As my younger son works his way through Monti Kids Level 1, I can see that just having one mobile or hanging toy to focus on promotes his development with intention. For example, it’s been amazing to watch him with the grasping ring. From initial frustration, to batting at it, to grasping his little fingers around the wood and cooing in delight at this accomplishment, I can truly see he’s learning perseverance at just three months old. I believe this growth mindset will serve him well in life.
Baby’s Perspective is Key
The same design perspective applies to my sons’ rooms. My first baby’s room was a traditional nursery, featuring hanging art prints that appealed to me – at my eye level. As our Monti Kids founder Zahra Kassam highlights in her TEDx talk, an adult should get down on all fours in their baby’s room, to see what their child will see. Armed with this perspective, my second son’s room includes a low shelf, low-hanging artwork, a basket of books, and low mirrors. I can be confident knowing this environment will serve him well as he grows and learns.
Independent Play is Great for Development – Yes, Even for Babies!
Looking back, I was constantly chatting with my first son as he would play. I thought that was what I was “supposed” to do for his development. I now realize that I was breaking his concentration. Yes, language and having conversations with your baby is incredibly important, but I have learned that when they are focused on a task, it is the adult’s role to protect that “bubble of concentration,” by leaving him be. This piece of knowledge has truly been a win-win as I can feel confident letting my second baby spend time under his mobiles to focus, while I have some moments to get a few things checked off my ‘to do’ list – or even just sit to enjoy a cup of coffee! He often engages with his mobiles for 30-minute blocks of time! It’s a true game-changer, as I can drop the mom guilt.

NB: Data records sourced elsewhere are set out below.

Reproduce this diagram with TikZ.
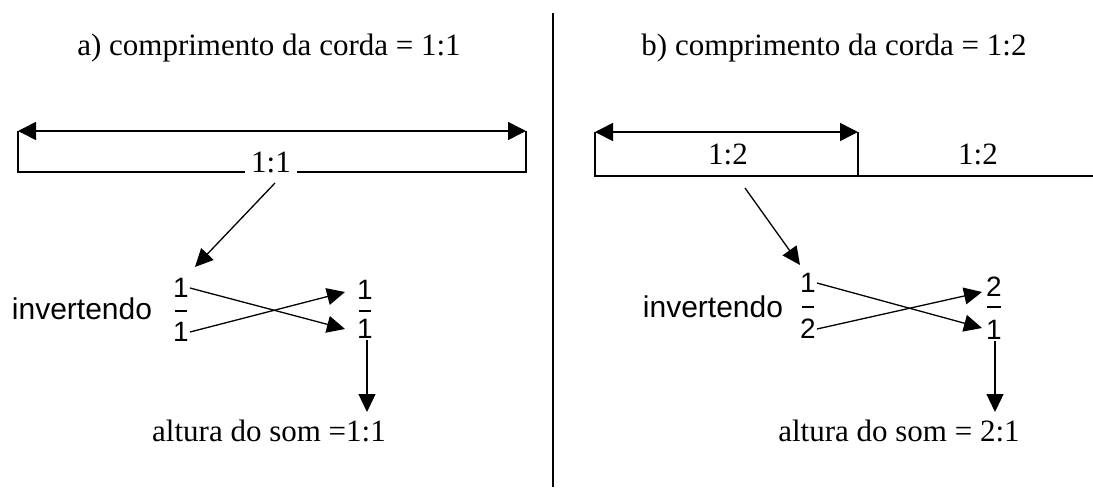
\documentclass[tikz,border=0pt]{standalone}
\usepackage{fontspec}
\setmainfont{Liberation Serif}
\newfontfamily\arialf{Liberation Sans}
\usetikzlibrary{arrows.meta}
\begin{document}
\begin{tikzpicture}[x=1pt,y=-1pt,
  ln/.style={line width=1.5pt},
  arr/.style={line width=1.3pt,-{Triangle[length=18pt,width=17pt]}},
  darr/.style={line width=1.6pt,{Triangle[length=18pt,width=18pt]}-{Triangle[length=18pt,width=18pt]}},
  serif/.style={font=\fontsize{31}{34}\selectfont, inner sep=1pt},
  sans/.style={font=\arialf\fontsize{30}{34}\selectfont, inner sep=1pt},
  dig/.style={font=\arialf\fontsize{28}{30}\selectfont, inner sep=1pt}]
\useasboundingbox (0,0) rectangle (1093,491);
% divider
\coordinate (dtop) at (553,13);
\coordinate (dbot) at (553,487);
\draw[ln] (dtop) -- (dbot);

% ---------- left (a) ----------
\node[serif] (ta) at (269,48) {a) comprimento da corda = 1:1};
\coordinate (aL) at (18,131);
\coordinate (aR) at (526,131);
\coordinate (aLb) at (18,172);
\coordinate (aRb) at (526,172);
\draw[darr] (aL) -- (aR);
\draw[ln] (aL) -- (aLb) -- (aRb) -- (aR);
\node[serif, fill=white, inner xsep=6pt, inner ysep=2pt] (a11) at (271,162) {1:1};
% fraction left
\node[sans] (inva) at (82,309) {invertendo};
\node[dig] (an) at (181,288) {1};
\node[dig] (ad) at (181,332) {1};
\coordinate (abL) at (175,311); \coordinate (abR) at (187,311);
\draw[line width=1.2pt] (abL) -- (abR);
\node[dig] (arn) at (365,290) {1};
\node[dig] (ard) at (365,329) {1};
\coordinate (arbL) at (359,311); \coordinate (arbR) at (371,311);
\draw[line width=1.2pt] (arbL) -- (arbR);
\coordinate (atip1) at (345,329);
\coordinate (atip2) at (345,292);
\coordinate (afrom) at (275,183);
\coordinate (ato) at (195,267);
\draw[arr] (afrom) -- (ato);
\draw[arr] (an.east) -- (atip1);
\draw[arr] (ad.east) -- (atip2);
\node[serif] (alta) at (269,431) {altura do som =1:1};
\coordinate (adst) at (367,412);
\draw[arr] (adst |- ard.south) -- (adst);

% ---------- right (b) ----------
\node[serif] (tb) at (834,48) {b) comprimento da corda = 1:2};
\coordinate (bL) at (595,132);
\coordinate (bR) at (858,132);
\coordinate (bLb) at (595,176);
\coordinate (bRb) at (858,176);
\coordinate (bEnd) at (1093,176);
\draw[darr] (bL) -- (bR);
\draw[ln] (bL) -- (bLb) -- (bEnd);
\draw[ln] (bR) -- (bRb);
\node[serif] (b12a) at (728,154) {1:2};
\node[serif] (b12b) at (978,154) {1:2};
% fraction right
\node[sans] (invb) at (713,307) {invertendo};
\node[dig] (bn) at (808,283) {1};
\node[dig] (bd) at (808,329) {2};
\coordinate (bbL) at (802,307); \coordinate (bbR) at (814,307);
\draw[line width=1.2pt] (bbL) -- (bbR);
\node[dig] (brn) at (994,287) {2};
\node[dig] (brd) at (994,330) {1};
\coordinate (brbL) at (987,307); \coordinate (brbR) at (1001,307);
\draw[line width=1.2pt] (brbL) -- (brbR);
\coordinate (btip1) at (982,328);
\coordinate (btip2) at (982,292);
\coordinate (bfrom) at (745,188);
\coordinate (bto) at (800,265);
\draw[arr] (bfrom) -- (bto);
\draw[arr] (bn.east) -- (btip1);
\draw[arr] (bd.east) -- (btip2);
\node[serif] (altb) at (899,431) {altura do som = 2:1};
\coordinate (bdst) at (995,412);
\draw[arr] (bdst |- brd.south) -- (bdst);
\end{tikzpicture}
\end{document}
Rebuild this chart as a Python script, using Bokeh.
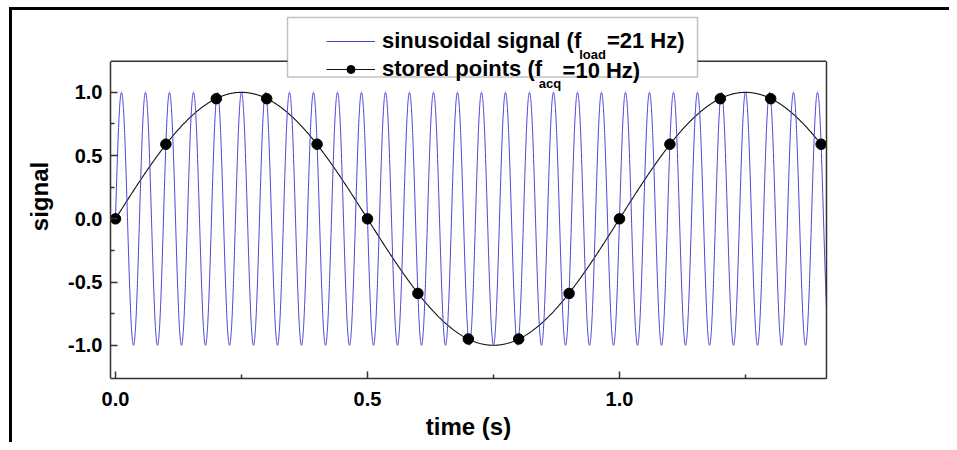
import numpy as np
from bokeh.plotting import figure
from bokeh.models import (Range1d, LinearAxis, FixedTicker, PrintfTickFormatter,
                          Legend, LegendItem, BoxAnnotation, Label, Span)
from bokeh.embed import file_html
from bokeh.resources import INLINE

# ---- data ----
f_load = 21.0          # Hz, sinusoidal signal
f_acq = 10.0           # Hz, acquisition rate
stored_t = [0.0, 0.1, 0.2, 0.3, 0.4, 0.5, 0.6, 0.7, 0.8, 0.9, 1.0, 1.1, 1.2, 1.3, 1.4]
stored_v = [0.00, 0.59, 0.95, 0.95, 0.59, 0.00, -0.59, -0.95, -0.95, -0.59,
            0.00, 0.59, 0.95, 0.95, 0.59]
x_ticks = [0.0, 0.5, 1.0]
x_minor = [0.25, 0.75, 1.25]
y_ticks = [-1.0, -0.5, 0.0, 0.5, 1.0]
y_minor = [-0.75, -0.25, 0.25, 0.75]
y_lo, y_hi = -1.2627, 1.247      # plotted signal box
x_lo, x_hi = -0.0099, 1.4107

# continuous curves (signal and its alias seen through the stored points)
t_sig = np.linspace(0.0, x_hi, 6000)
sig = np.sin(2 * np.pi * f_load * t_sig)
f_alias = abs(f_load - 2 * f_acq)
t_al = np.linspace(stored_t[0], stored_t[-1], 1500)
alias = np.sin(2 * np.pi * f_alias * t_al)

FONT = "Liberation Sans"
AX = "#333333"

p = figure(width=949, height=442,
           x_range=Range1d(x_lo, x_hi), y_range=Range1d(y_lo, 1.6157),
           output_backend="svg", toolbar_location=None,
           x_axis_location=None, y_axis_location=None,
           min_border_left=110, min_border_right=123,
           min_border_top=14, min_border_bottom=61)
p.outline_line_color = None
p.xgrid.visible = False
p.ygrid.visible = False
p.background_fill_color = "white"
p.border_fill_alpha = 0.0
p.styles = {
    "background-image": "linear-gradient(#000,#000), linear-gradient(#000,#000)",
    "background-size": "3px 100%, 100% 3px",
    "background-position": "9px 7px, 9px 7px",
    "background-repeat": "no-repeat",
}

def style_axis(ax):
    ax.axis_line_color = AX
    ax.axis_line_width = 1.5
    ax.major_tick_line_color = AX
    ax.major_tick_line_width = 1.5
    ax.minor_tick_line_color = AX
    ax.minor_tick_line_width = 1.5
    ax.major_tick_in = 7
    ax.major_tick_out = 0
    ax.minor_tick_in = 4
    ax.minor_tick_out = 0
    ax.major_label_text_font = FONT
    ax.major_label_text_font_style = "bold"
    ax.major_label_text_font_size = "20px"
    ax.major_label_text_color = "black"
    ax.axis_label_text_font = FONT
    ax.axis_label_text_font_style = "bold"
    ax.axis_label_text_font_size = "24px"
    ax.axis_label_text_color = "black"

xa = LinearAxis(ticker=FixedTicker(ticks=x_ticks, minor_ticks=x_minor),
                formatter=PrintfTickFormatter(format="%.1f"), axis_label="time (s)")
style_axis(xa)
xa.major_label_standoff = 13
xa.axis_label_standoff = 4
ya = LinearAxis(ticker=FixedTicker(ticks=y_ticks, minor_ticks=y_minor),
                formatter=PrintfTickFormatter(format="%.1f"), axis_label="signal",
                bounds=(y_lo, y_hi))
style_axis(ya)
ya.major_label_standoff = 8
ya.axis_label_standoff = 12
ra = LinearAxis(ticker=FixedTicker(ticks=[]), bounds=(y_lo, y_hi))
style_axis(ra)
p.add_layout(xa, "below")
p.add_layout(ya, "left")
p.add_layout(ra, "right")
p.add_layout(Span(location=y_hi, dimension="width", line_color=AX, line_width=1.5))

r_al = p.line(t_al, alias, line_color="#111111", line_width=1.1)
r_sig = p.line(t_sig, sig, line_color="#4646d2", line_width=1.0)
r_pts = p.scatter(stored_t, stored_v, size=10.5, fill_color="black", line_color="black")

box = BoxAnnotation(left=0.3413, right=1.1548, top=1.5922, bottom=1.1216,
                    fill_color="white", fill_alpha=1.0,
                    line_color=AX, line_width=1.5)
p.add_layout(box)

legend = Legend(items=[LegendItem(label="sinusoidal signal (f", renderers=[r_sig]),
                       LegendItem(label="stored points (f", renderers=[r_al, r_pts])],
                location=(216, 296), padding=0, margin=0, spacing=2,
                glyph_width=49, glyph_height=20, label_height=20, label_standoff=7,
                border_line_color=None, background_fill_alpha=0.0,
                label_text_font=FONT, label_text_font_style="bold",
                label_text_font_size="22px", label_text_color="black")
p.add_layout(legend, "center")

for x, y, txt, size in [(0.920, 1.302, "load", "13px"), (0.975, 1.4118, "=21 Hz)", "22px"),
                        (0.840, 1.0667, "acq", "13px"), (0.887, 1.1725, "=10 Hz)", "22px")]:
    p.add_layout(Label(x=x, y=y, text=txt, text_font=FONT, text_font_style="bold",
                       text_font_size=size, text_baseline="middle", text_color="black"))

open("out.html", "w").write(file_html(p, INLINE))
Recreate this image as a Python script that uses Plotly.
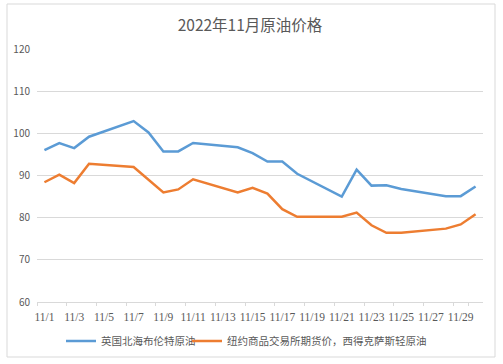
import plotly.graph_objects as go

dates = [f"11/{d}" for d in range(1, 31)]
# None = no trading that day (weekends); line is connected across gaps
brent = [96.0, 97.7, 96.5, 99.2, None, None, 102.9, 100.2, 95.7, 95.7,
         97.7, None, None, 96.7, 95.3, 93.3, 93.3, 90.4, None, None,
         85.0, 91.4, 87.6, 87.7, 86.8, None, None, 85.1, 85.1, 87.4]
wti = [88.4, 90.2, 88.2, 92.8, None, None, 92.0, 89.0, 86.0, 86.7,
       89.1, None, None, 86.0, 87.1, 85.7, 82.0, 80.2, None, None,
       80.2, 81.2, 78.2, 76.4, 76.4, None, None, 77.4, 78.4, 80.8]
tick_labels = [f"11/{d}" for d in range(1, 31, 2)]

fig = go.Figure()
fig.add_trace(go.Scatter(x=dates, y=brent, mode="lines", name="英国北海布伦特原油",
                         line=dict(color="#5b9bd5", width=2.5), connectgaps=True,
                         legend="legend"))
fig.add_trace(go.Scatter(x=dates, y=wti, mode="lines", name="纽约商品交易所期货价，西得克萨斯轻原油",
                         line=dict(color="#ed7d31", width=2.5), connectgaps=True,
                         legend="legend2"))

font = "Noto Sans CJK SC, Noto Sans, sans-serif"
W, H = 503, 364
leg_common = dict(orientation="h", xanchor="left", xref="container",
                  y=0.063, yanchor="middle", yref="container",
                  font=dict(size=10.5, color="#595959"), itemwidth=30,
                  bgcolor="rgba(0,0,0,0)")
fig.update_layout(
    width=W, height=H,
    margin=dict(l=37, r=20, t=49, b=62, autoexpand=False),
    paper_bgcolor="white", plot_bgcolor="white",
    font=dict(family=font, color="#595959", size=10),
    title=dict(text="2022年11月原油价格", x=0.497, xanchor="center", y=0.93, yanchor="middle",
               font=dict(size=15.5, color="#595959", family=font)),
    showlegend=True,
    legend=dict(x=61 / W, **leg_common),
    legend2=dict(x=187 / W, **leg_common),
    xaxis=dict(type="category", range=[-0.5, 29.5], tickmode="array",
               tickvals=tick_labels, ticktext=tick_labels, tickangle=0, automargin=False,
               showgrid=False, showline=True, linecolor="#d9d9d9", linewidth=1,
               ticks="outside", ticklen=3, tickcolor="#d9d9d9", tickson="boundaries",
               ticklabelstandoff=4,
               tickfont=dict(size=11.5, color="#595959", family="Liberation Serif, serif"),
               zeroline=False),
    yaxis=dict(range=[60, 120], dtick=10, showgrid=True, gridcolor="#d9d9d9", gridwidth=1,
               showline=False, zeroline=False, ticks="", ticklabelstandoff=6, automargin=False,
               tickfont=dict(size=10, color="#595959")),
    shapes=[dict(type="rect", xref="paper", yref="paper",
                 x0=(7 - 37) / 446, x1=(495 - 37) / 446,
                 y0=-(357 - 302) / 253, y1=(302 - 4) / 253,
                 line=dict(color="#d9d9d9", width=1), layer="below")],
)
fig.write_html("out.html", config={"displayModeBar": False},
               post_script="document.body.style.margin='0';")
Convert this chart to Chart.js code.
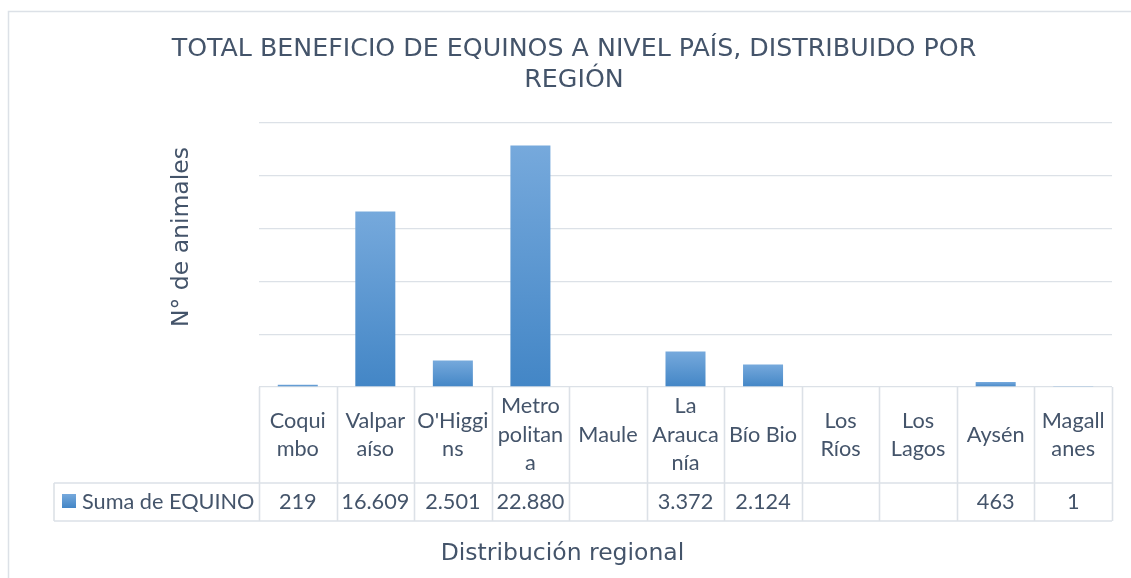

Rotate, Rotate… and Rotate More!
Toy rotation has changed my life! When I started working at Monti Kids, I was guilty of incorporating large baskets of toys in my family room, which invited “dumping” by my toddler. This led to a cycle of dumping, cleaning, and dumping again. It was overwhelming! I took the advice from our learning team to incorporate a low shelf with 6-8 toys in the room.
I was unclear what to do with my son’s toy vehicle collection, which he loved. I’m not alone in that – this question comes up all the time on our Monti Kids Instagram page, so I wanted to share our learning team’s advice.
(All Monti Kids subscribers get access to advice from the Learning Team via Facebook, chat, or a phone call. I am just lucky that I have a direct line!)
Stacy, who has 15 years of Montessori teaching experience (and three children!), suggested I keep “collections” on his shelf, but in a small basket, which would count as one material. The same could be true for books, musical instruments, or other collections.
Now, I observe throughout the week to see what he’s engaging with, and what’s being ignored. I rotate out the neglected materials, while adding a few new toys or activities from storage. What’s old is new again! This not only keeps my son’s interest, but with everything in its place, he can be an active participant in maintaining the order of his environment. I’m implementing this process with my baby as well.
It’s Not All or Nothing
While I love the Montessori philosophy, I’ve learned that it’s OK to take bits and pieces that work for your family. For example, with an active big brother, and energetic dog – I wasn’t ready to incorporate a floor bed into my baby’s room, so we stuck with the crib. I took Stacy’s advice to heart when she says, “We’re big fans of what works for individual families, and supporting them in that process.”
Although I wish I would have been exposed to Monti Kids and the wealth of information that comes with my job earlier, I’m grateful to have a new take on parenting. I’m looking forward to seeing Luke grow and learn – and sharing with the Monti Kids community as he moves through our program.